Stephen Bishop (1978) Losing Myself in You - LOST 70s GEMS



These lilting Jazz arrangements are the definition of mellow yacht rock, Stephen Bishop relies on laidback love songs and acoustic guitars and soft keyboards. The closing track When I Was in Love has wonderful lyrics such as "When I was in love, life was easier to be around each day went by without a care", while the misspelled but cool, I've Never Known a Nite Like This, features a slick groove full of jazzy funky chords that the Doobies and Steely Dan would kill for full of tight drums, silky keyboards, incredible slide guitar, a chorus that picks things up considerably and more of Bishop's pretty singing. Only the Heart Within You is a sleepy story song with a serene landscape of acoustic finger-picking and soaring strings, Bish's Hideway has nice flamenco guitar lines but most adventurous is Prelude: Vagabond from Heaven, is a highly animated track packed full of slamming drums, a tight disco bassline and dressed in multilayered polyphonic Moogs in the intro and strident strings flurrying back and forth in the outro. Weirder, if thats possible is What Love Can Do which sounds like a Disney tune with it's plodding rhythm, mischievous string lines, meowing cat effects and Seven Dwarfs styled deep backing vocals all giving a theatrical backdrop to another Bishop love song. I get the feeling Bishop is more easy listening and based in standards than his more soulful contemporaries Michael McDonald and Robbie Dupree.

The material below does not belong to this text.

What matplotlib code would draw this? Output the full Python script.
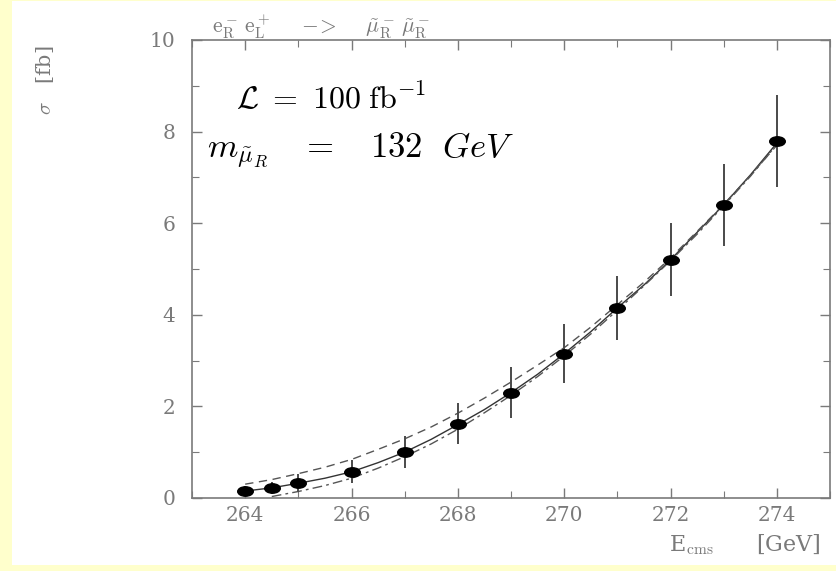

Losing Myself in You starts with more coursing strings, this is a very sweet sounding album steeped in Jazz and standards, Bishops' delicate high tenor works well navigating the funky bass and acoustic pickin and smooth keyboards with a excellent melody as he describes the 'A palace in the South of France, where only the lonely people learn to dance' or 'The dog is barking and the sheets are cold, even that guy out on the street he knows'; the hopeless desperation of the chorus is also perfect. The big hit off the album was the almost Looking For The Right One, though it doesn't to me have the same heft as Losing Myself which manages to be string but have an effortless easy melody too and not sound as on the nose as LFTRO.